A bit like a metal, the chain has excitations with arbitrarily low energy. If you instead place two chains next to each other to form a ladder, it turns out that the system possesses an energy gap between the ground state and the lowest excited state. In the early 1980s Haldane was able to show that the difference between these two types of systems can be explained with the help of topology. In a semi-classical description of a spin as a unit vector, there is a topological term corresponding to the winding number of the vector over a sphere (space-time). Exactly as in the case of a vortex in a superfluid, this is an integer. For ladders with an even number of legs, the term yields nothing, and without the topological term, the semi-classical description has an energy gap, which now is called the Haldane gap.
For ladders with an odd number of legs, the topological term yields a varying symbol in the summation of different spin configurations, consistent with a state without an energy gap. This led Haldane to present the hypothesis that chains with an odd number of legs do not have a gap, while ladders with an even number of legs have a gap. This subsequently has been confirmed both theoretically and experimentally. The ground-breaking aspect of this was that the difference between the two systems could be understood via a topological argument.

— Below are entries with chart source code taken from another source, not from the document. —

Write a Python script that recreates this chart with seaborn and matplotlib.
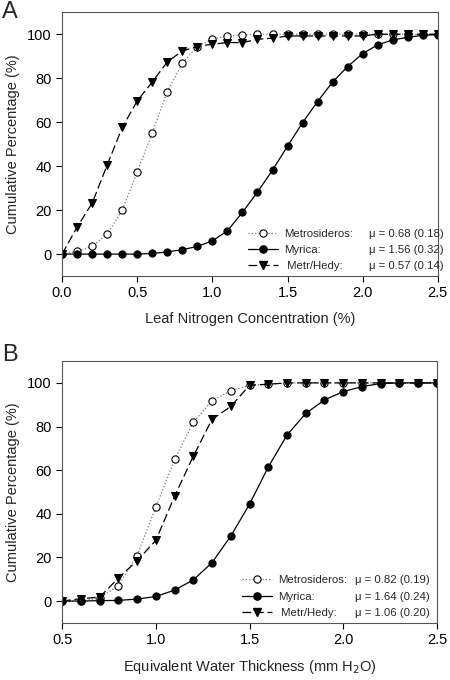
import numpy as np
import pandas as pd
import matplotlib
matplotlib.use('Agg')
import matplotlib.pyplot as plt
from matplotlib.lines import Line2D
import seaborn as sns

# Panel A - leaf nitrogen concentration (%)
nitrogen_x = [0.0, 0.1, 0.2, 0.3, 0.4, 0.5, 0.6, 0.7, 0.8, 0.9, 1.0, 1.1, 1.2,
              1.3, 1.4, 1.5, 1.6, 1.7, 1.8, 1.9, 2.0, 2.1, 2.2, 2.3, 2.4, 2.5]
nitrogen_metro = [0, 1.2, 3.5, 9.1, 20, 37.4, 55.2, 73.9, 86.8, 94.4, 97.9, 99.2, 99.7,
                  100, 100, 100, 100, 100, 100, 100, 100, 100, 100, 100, 100, 100]
nitrogen_myrica = [0, 0, 0, 0, 0, 0, 0.3, 1.0, 2.0, 3.5, 6.0, 10.6, 19.0,
                   28.2, 38.2, 49.1, 59.8, 69.4, 78.3, 85.3, 91.2, 95.2, 97.4, 98.6, 99.5, 99.8]
nitrogen_hedy = [0, 12.3, 23.2, 40.5, 57.6, 69.7, 78.3, 87.4, 92.4, 94.4, 95.5, 96.2, 96.2,
                 97.7, 98.2, 99.2, 99.2, 99.2, 99.2, 99.2, 99.2, 100, 100, 100, 100, 100]
nitrogen_stats = ['\u03bc = 0.68 (0.18)', '\u03bc = 1.56 (0.32)', '\u03bc = 0.57 (0.14)']

# Panel B - equivalent water thickness (mm H2O)
water_x = [0.5, 0.6, 0.7, 0.8, 0.9, 1.0, 1.1, 1.2, 1.3, 1.4, 1.5,
           1.6, 1.7, 1.8, 1.9, 2.0, 2.1, 2.2, 2.3, 2.4, 2.5]
water_metro = [0, 0, 1.4, 7.1, 20.8, 43.0, 64.9, 81.9, 91.8, 96.4, 98.9,
               99.4, 100, 100, 100, 100, 100, 100, 100, 100, 100]
water_myrica = [0, 0, 0.2, 0.3, 0.9, 2.1, 5.0, 9.7, 17.6, 29.8, 44.4,
                61.4, 76.1, 86.0, 92.2, 96.0, 98.3, 99.7, 100, 100, 100]
water_hedy = [0, 1.1, 1.8, 10.5, 18.5, 27.8, 48.0, 66.4, 83.3, 89.2, 98.9,
              99.4, 100, 100, 100, 100, 100, 100, 100, 100, 100]
water_stats = ['\u03bc = 0.82 (0.19)', '\u03bc = 1.64 (0.24)', '\u03bc = 1.06 (0.20)']

species = ['Metrosideros:', 'Myrica:', ' Metr/Hedy:']

sns.set_style('ticks')
plt.rcParams['font.family'] = ['Liberation Sans', 'DejaVu Sans']
plt.rcParams['font.size'] = 10.5

MS = 5.2
LEG_FS = 8.2


def draw_panel(ax, x, metro, myrica, hedy, stats, name_x, stat_x):
    df = pd.DataFrame({'x': x, 'metro': metro, 'myrica': myrica, 'hedy': hedy})
    sns.lineplot(data=df, x='x', y='metro', ax=ax, color='#7a7a7a', linestyle=':',
                 linewidth=0.9, marker='o', markersize=MS, markerfacecolor='white',
                 markeredgecolor='black', markeredgewidth=0.8)
    sns.lineplot(data=df, x='x', y='hedy', ax=ax, color='black', dashes=(7, 3),
                 linewidth=0.9, marker='v', markersize=MS + 0.6, markerfacecolor='black',
                 markeredgecolor='black')
    sns.lineplot(data=df, x='x', y='myrica', ax=ax, color='black', linestyle='-',
                 linewidth=0.9, marker='o', markersize=MS, markerfacecolor='black',
                 markeredgecolor='black')

    handles = [
        Line2D([], [], color='#7a7a7a', linestyle=':', linewidth=0.9, marker='o',
               markersize=MS, markerfacecolor='white', markeredgecolor='black',
               markeredgewidth=0.8),
        Line2D([], [], color='black', linestyle='-', linewidth=0.9, marker='o',
               markersize=MS, markerfacecolor='black', markeredgecolor='black'),
        Line2D([], [], color='black', dashes=(7, 3), linewidth=0.9, marker='v',
               markersize=MS + 0.6, markerfacecolor='black', markeredgecolor='black'),
    ]
    leg = ax.legend(handles, species, loc='lower left', bbox_to_anchor=(name_x, 0.01),
                    frameon=False, fontsize=LEG_FS, handlelength=2.6, handletextpad=0.5,
                    labelspacing=0.55, borderpad=0.2, borderaxespad=0.0)
    ax.add_artist(leg)
    blanks = [Line2D([], [], linestyle='none') for _ in stats]
    ax.legend(blanks, stats, loc='lower left', bbox_to_anchor=(stat_x, 0.01),
              frameon=False, fontsize=LEG_FS, handlelength=0, handletextpad=0,
              labelspacing=0.55, borderpad=0.2, borderaxespad=0.0)

    ax.set_ylim(-10, 110)
    ax.set_yticks([0, 20, 40, 60, 80, 100])
    ax.set_xticks([0.0, 0.5, 1.0, 1.5, 2.0, 2.5] if x[0] == 0.0 else [0.5, 1.0, 1.5, 2.0, 2.5])
    ax.xaxis.set_major_formatter(matplotlib.ticker.FormatStrFormatter('%.1f'))
    ax.set_ylabel('Cumulative Percentage (%)', fontsize=10.5, labelpad=5)
    ax.tick_params(direction='out', length=4, width=0.8, labelsize=10.5, colors='black')
    for s in ax.spines.values():
        s.set_color('#555555')
        s.set_linewidth(0.8)


fig = plt.figure(figsize=(4.5, 6.8), dpi=100)
ax_a = fig.add_axes([0.138, 0.594, 0.835, 0.388])
ax_b = fig.add_axes([0.138, 0.084, 0.833, 0.385])

draw_panel(ax_a, nitrogen_x, nitrogen_metro, nitrogen_myrica, nitrogen_hedy,
           nitrogen_stats, 0.49, 0.81)
ax_a.set_xlim(0.0, 2.5)
ax_a.set_xlabel('Leaf Nitrogen Concentration (%)', fontsize=10.5, labelpad=8)

draw_panel(ax_b, water_x, water_metro, water_myrica, water_hedy,
           water_stats, 0.475, 0.775)
ax_b.set_xlim(0.5, 2.5)
ax_b.set_xlabel('Equivalent Water Thickness (mm H$_2$O)', fontsize=10.5, labelpad=8)

fig.text(0.005, 0.998, 'A', fontsize=17, va='top', ha='left')
fig.text(0.005, 0.494, 'B', fontsize=17, va='top', ha='left')

fig.savefig('out.png', dpi=100)
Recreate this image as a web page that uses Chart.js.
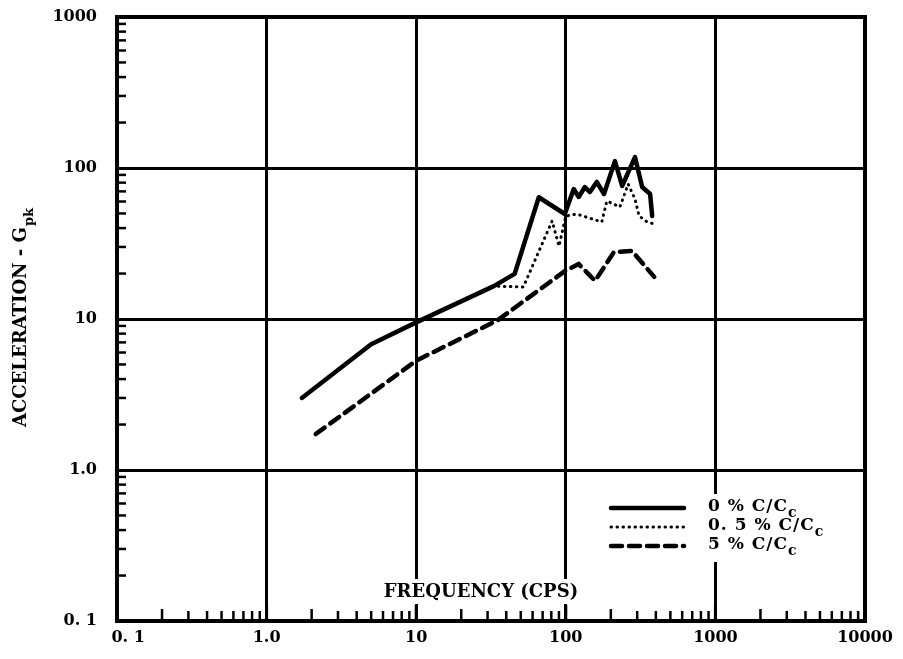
<!DOCTYPE html>
<html>
<head>
<meta charset="utf-8">
<script src="https://cdn.jsdelivr.net/npm/chart.js@4/dist/chart.umd.min.js"></script>
<style>
html,body{margin:0;padding:0;background:#fff;}
#wrap{width:903px;height:659px;}
</style>
</head>
<body>
<div id="wrap"><canvas id="c" width="903" height="659"></canvas></div>
<script>
// ---- data ----
const freqTickValues = [0.1, 1, 10, 100, 1000, 10000];
const freqTickLabels = ['    0. 1', '1.0', '10', '100', '1000', '10000'];
const accTickValues = [0.1, 1, 10, 100, 1000];
const accTickLabels = ['0. 1', '1.0', '10', '100', '1000'];

const seriesNames = ['0 % C/C', '0. 5 % C/C', '5 % C/C'];

const freq0 = [1.72, 5.0, 10, 33, 45.5, 66, 98.5, 113, 122, 134, 145, 161, 180, 213, 238, 290, 324, 366, 378];
const acc0  = [3.0, 6.8, 9.5, 16.5, 19.9, 64, 49.6, 72.6, 64.3, 74.8, 69.3, 80.8, 67.3, 111, 76, 118, 74.8, 67.3, 48.1];

const freq05 = [1.72, 5.0, 10, 33, 52, 81, 90, 100, 118, 174, 188, 230, 261, 290, 309, 350, 390];
const acc05  = [3.0, 6.8, 9.5, 16.5, 16.3, 44.6, 30.4, 48, 49.6, 43.9, 60.4, 55.2, 78.3, 62.3, 48.1, 43.9, 42.6];

const freq5 = [2.13, 10, 35, 100, 122, 157, 210, 277, 390];
const acc5  = [1.73, 5.3, 9.8, 21, 23.1, 17.9, 27.8, 28.2, 19.0];

const minorMult = [2, 3, 4, 5, 6, 7, 8, 9];

const FONT = '"DejaVu Serif", "Liberation Serif", serif';

function pts(fx, fy) { return fx.map((f, i) => ({ x: f, y: fy[i] })); }

const LEG_X0 = 611, LEG_X1 = 684, LEG_TX = 708;
const LEG_ROWS = [508, 527, 546];

const decorPlugin = {
  id: 'decor',
  beforeDatasetsDraw(chart) {
    const ctx = chart.ctx, a = chart.chartArea;
    const xs = chart.scales.x, ys = chart.scales.y;
    ctx.save();
    ctx.strokeStyle = '#000';
    ctx.lineWidth = 2.5;
    // minor ticks on left axis (pointing inward)
    for (let d = -1; d < 3; d++) {
      for (const m of minorMult) {
        const py = ys.getPixelForValue(m * Math.pow(10, d));
        ctx.beginPath(); ctx.moveTo(a.left, py); ctx.lineTo(a.left + 9, py); ctx.stroke();
      }
    }
    // x-axis title with white gap behind it
    ctx.font = 'bold 18px ' + FONT;
    ctx.textAlign = 'center'; ctx.textBaseline = 'middle';
    const title = 'FREQUENCY (CPS)';
    const tw = ctx.measureText(title).width;
    const cx = 481, cy = 592;
    ctx.fillStyle = '#fff';
    ctx.fillRect(cx - tw / 2 - 30, cy - 13, tw + 60, 25);
    ctx.fillStyle = '#000';
    ctx.fillText(title, cx, cy);
    // white area behind legend
    ctx.fillStyle = '#fff';
    ctx.fillRect(LEG_TX - 10, LEG_ROWS[0] - 14, 140, LEG_ROWS[2] - LEG_ROWS[0] + 30);
    // minor ticks on bottom axis (pointing upward)
    for (let d = -1; d < 4; d++) {
      for (const m of minorMult) {
        const px = xs.getPixelForValue(m * Math.pow(10, d));
        const len = m === 2 ? 12 : 10;
        ctx.beginPath(); ctx.moveTo(px, a.bottom); ctx.lineTo(px, a.bottom - len); ctx.stroke();
      }
    }
    // major gridline stubs at bottom
    ctx.lineWidth = 3;
    for (const v of freqTickValues) {
      const px = xs.getPixelForValue(v);
      ctx.beginPath(); ctx.moveTo(px, a.bottom); ctx.lineTo(px, a.bottom - 16); ctx.stroke();
    }
    ctx.restore();
  },
  afterDraw(chart) {
    const ctx = chart.ctx, a = chart.chartArea;
    ctx.save();
    // frame
    ctx.strokeStyle = '#000';
    ctx.lineWidth = 4;
    ctx.strokeRect(a.left, a.top, a.right - a.left, a.bottom - a.top);
    // y-axis title with subscript
    ctx.translate(21, 318);
    ctx.rotate(-Math.PI / 2);
    ctx.fillStyle = '#000';
    ctx.textBaseline = 'middle';
    ctx.textAlign = 'left';
    const main = 'ACCELERATION - G';
    ctx.font = 'bold 18px ' + FONT;
    const mw = ctx.measureText(main).width;
    ctx.font = 'bold 13px ' + FONT;
    const sw = ctx.measureText('pk').width;
    const start = -(mw + sw) / 2;
    ctx.font = 'bold 18px ' + FONT;
    ctx.fillText(main, start, 0);
    ctx.font = 'bold 13px ' + FONT;
    ctx.fillText('pk', start + mw + 1, 9);
    ctx.restore();

    // legend
    ctx.save();
    chart.data.datasets.forEach((ds, i) => {
      const y = LEG_ROWS[i];
      ctx.strokeStyle = '#000';
      ctx.lineWidth = ds.borderWidth;
      ctx.lineCap = ds.borderCapStyle || 'butt';
      ctx.setLineDash(ds.borderDash || []);
      ctx.beginPath(); ctx.moveTo(LEG_X0, y); ctx.lineTo(LEG_X1, y); ctx.stroke();
      ctx.setLineDash([]);
      ctx.fillStyle = '#000';
      ctx.textAlign = 'left'; ctx.textBaseline = 'middle';
      ctx.font = 'bold 17px ' + FONT;
      ctx.letterSpacing = '1px';
      ctx.fillText(seriesNames[i], LEG_TX, y - 1);
      const w = ctx.measureText(seriesNames[i]).width;
      ctx.font = 'bold 14px ' + FONT;
      ctx.fillText('c', LEG_TX + w, y + 5);
      ctx.letterSpacing = '0px';
    });
    ctx.restore();
  }
};

new Chart(document.getElementById('c'), {
  type: 'line',
  data: {
    datasets: [
      { label: seriesNames[0], data: pts(freq0, acc0), borderColor: '#000', borderWidth: 4.5, pointRadius: 0, tension: 0, borderJoinStyle: 'round', borderCapStyle: 'round' },
      { label: seriesNames[1], data: pts(freq05, acc05), borderColor: '#000', borderWidth: 3, borderDash: [0.5, 5.5], borderCapStyle: 'round', pointRadius: 0, tension: 0 },
      { label: seriesNames[2], data: pts(freq5, acc5), borderColor: '#000', borderWidth: 4.5, borderDash: [11, 7], borderCapStyle: 'round', pointRadius: 0, tension: 0 }
    ]
  },
  options: {
    responsive: false,
    animation: false,
    layout: { padding: { top: 17, right: 38, left: 0, bottom: 0 } },
    plugins: { legend: { display: false }, tooltip: { enabled: false } },
    scales: {
      x: {
        type: 'logarithmic', min: 0.1, max: 10000, position: 'bottom',
        afterBuildTicks: s => { s.ticks = freqTickValues.map(v => ({ value: v })); },
        afterFit: s => { s.height = 38; s.paddingLeft = 0; s.paddingRight = 0; },
        ticks: { autoSkip: false, maxRotation: 0, padding: 7, color: '#000',
          font: { family: FONT, size: 16, weight: 'bold' },
          callback: (v, i) => freqTickLabels[i] },
        grid: { color: '#000', lineWidth: 3, drawTicks: false },
        border: { display: false }
      },
      y: {
        type: 'logarithmic', min: 0.1, max: 1000, position: 'left',
        afterBuildTicks: s => { s.ticks = accTickValues.map(v => ({ value: v })); },
        afterFit: s => { s.width = 117; s.paddingTop = 0; s.paddingBottom = 0; },
        ticks: { autoSkip: false, padding: 20, color: '#000',
          font: { family: FONT, size: 16, weight: 'bold' },
          callback: (v, i) => accTickLabels[i] },
        grid: { color: '#000', lineWidth: 3, drawTicks: false },
        border: { display: false }
      }
    }
  },
  plugins: [decorPlugin]
});
</script>
</body>
</html>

Topological insulators, majorana states, spintronics and quantum computers
Recently, similar models experienced a real renaissance from the realisation that certain semiconductors, now called topological insulators, can be classified by a topological number. This is where topology finds concrete expression in that the material has what is known as a chiral state on the surface of the crystal, where the electron’s spin is strongly linked to its orientation. It is hoped that this quality can be used in a new type of electronics, known as spintronics, in which the electron’s spin instead of its charge conveys information.
The majorana state, in which an electron effectively divides itself into two parts, is a related area that currently is attracting a lot of attention, both theoretically and experimentally. There are hopes that these exotic states can be applied to quantum computers, where the robust nature of quantum bits are guaranteed by the fact that they are topological.